Pink diamonds are the rock of ages.

With limited supplies and demand at a premium, rare and mysterious pink diamonds are a shrewd investment, writes Julie Miller.

It’s the ultimate ‘rags to riches’ tale: a dirty lump of carbon, placed under extreme pressure and temperature deep in the Earth’s mantle, emerges at the surface billions of years later as a glittering diamond, the most valuable and alluring gemstone known to man.

 

On a rare occasion, however, this epic saga doesn’t go to plan. In perhaps one diamond in a million, the intense pressure results in the distortion of its distinctive lattice molecular structure, causing it to manifest in a shade of pink. The reasons behind this are still a scientific mystery; but what is clear is with these flaws comes a new standard of perfection, with pink diamonds (and their still scarcer cousins, violet and red diamonds) the most sought after in the market.

 

Pink diamonds are beautiful simply by virtue of their colour, but combine this with their rarity, they are, effectively, the collector’s item of the gem world.

 

Pink diamonds are as rare as they beautiful, accounting for less than 0.02 per cent of all of the diamonds produced in the world. Of these, 90 per cent are mined from Rio Tinto’s Argyle Mine in the Kimberley region of Western Australia, and even then they comprise less than one per cent of the mine’s production.

 

“In real terms, an entire year’s worth of pink diamonds over half a carat would fit in the palm of your hand,” says Josephine Johnson, the Perth-based Manager of Argyle Pink Diamonds. “The number of reds and violets would barely fill a teaspoon.”

 

“The discovery of the Argyle Diamond Mine in the late 1970s was a watershed moment in the history of diamonds. Prior to this, pink diamond finds – anywhere in the world – were sporadic. These few diamonds were destined for turbans and tiaras and were the preserve of the fortunate few to the extent that most people had never heard of, let alone seen, a pink diamond.

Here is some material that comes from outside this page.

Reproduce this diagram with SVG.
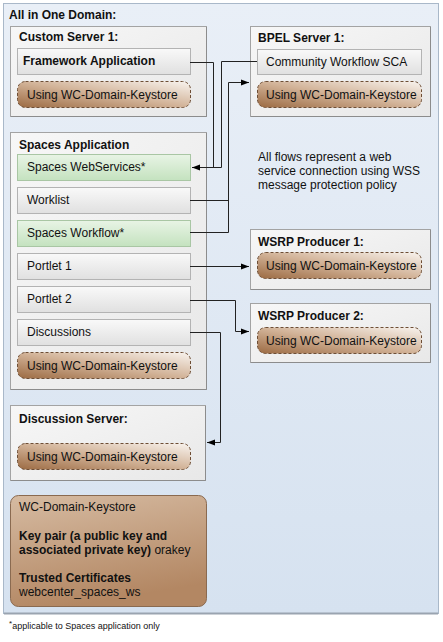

This all changed with the advent of the Argyle Mine,” Johnson explains.

 

Julian Farren-Price, Director of J Farren-Price, an Argyle Select Atelier, believes it’s a privilege to work with these gems. “Pink diamonds are beautiful simply by virtue of their colour, but combine this with their rarity, and the fact that they are one of our country’s most famous natural resources, and it’s a pleasure to work with what is, effectively, the collector’s item of the gem world.”

 

 

 

 

Emerging markets

But with this source approaching the end of its mine-life (it is expected to close after 2021), the supply of pink diamonds remains extremely limited.

 

“With the understanding that the production won’t continue forever and a day, there’s now an increased consumer demand, particularly from some of the emerging markets like China and India,” David Fardon, CEO of leading atelier Linneys, says. “So what was already a competitive market has become even more competitive, and that’s been reflected in price appreciation over time.”

 

According to Fardon, pink diamonds are worth more than 25 to 30 times that of their white equivalent, with more saturated stones up to 50 times the price.

 

Since 1984, Rio Tinto has saved its finest and most valuable pink diamonds for an annual invitation-only tender, considered among the most exclusive diamond sales in the world. In 2016, this consisted of 63 pink, red and violet diamonds known as the Chroma Collection, with the dazzling centrepiece jewel – the 2.83-carat Argyle Violet – secured by a US-based diamond specialist for display in a museum exhibit, a fate not uncommon for as many as 65 of the finest Argyle diamonds, according to Johnson.

 

 

 

Images courtesy of Rio Tinto

 

Shrewd investment

Pink diamonds sold at tender have appreciated more than 300 per cent over the past 15 years, putting them more in the league of fine art than jewellery; but even pink diamonds secured at auction or via one of Argyle’s Select Ateliers remain a shrewd investment, increasing in value by approximately 15 per cent per annum.

 

“Most people who are looking at jewellery do so with the view of enjoying it, knowing they’ve got something special that gives them a lot of pleasure. It might be about a significant time in their life; and in many cases with pinks, they are pieces that will get handed down through the family,” David Fardon says. “But of recent years, some people simply buy them with the view of putting them in the back of the safe, looking at what the appreciation in price is at the time.”

 

“If you’re looking for a solid investment, look for items that are as collectable as possible; in pinks, the more intense the colour, the rarer they are and therefore the more valuable they are. It’s about getting a well-made diamond that meets certain critical weights and as strong a colour as you can afford.”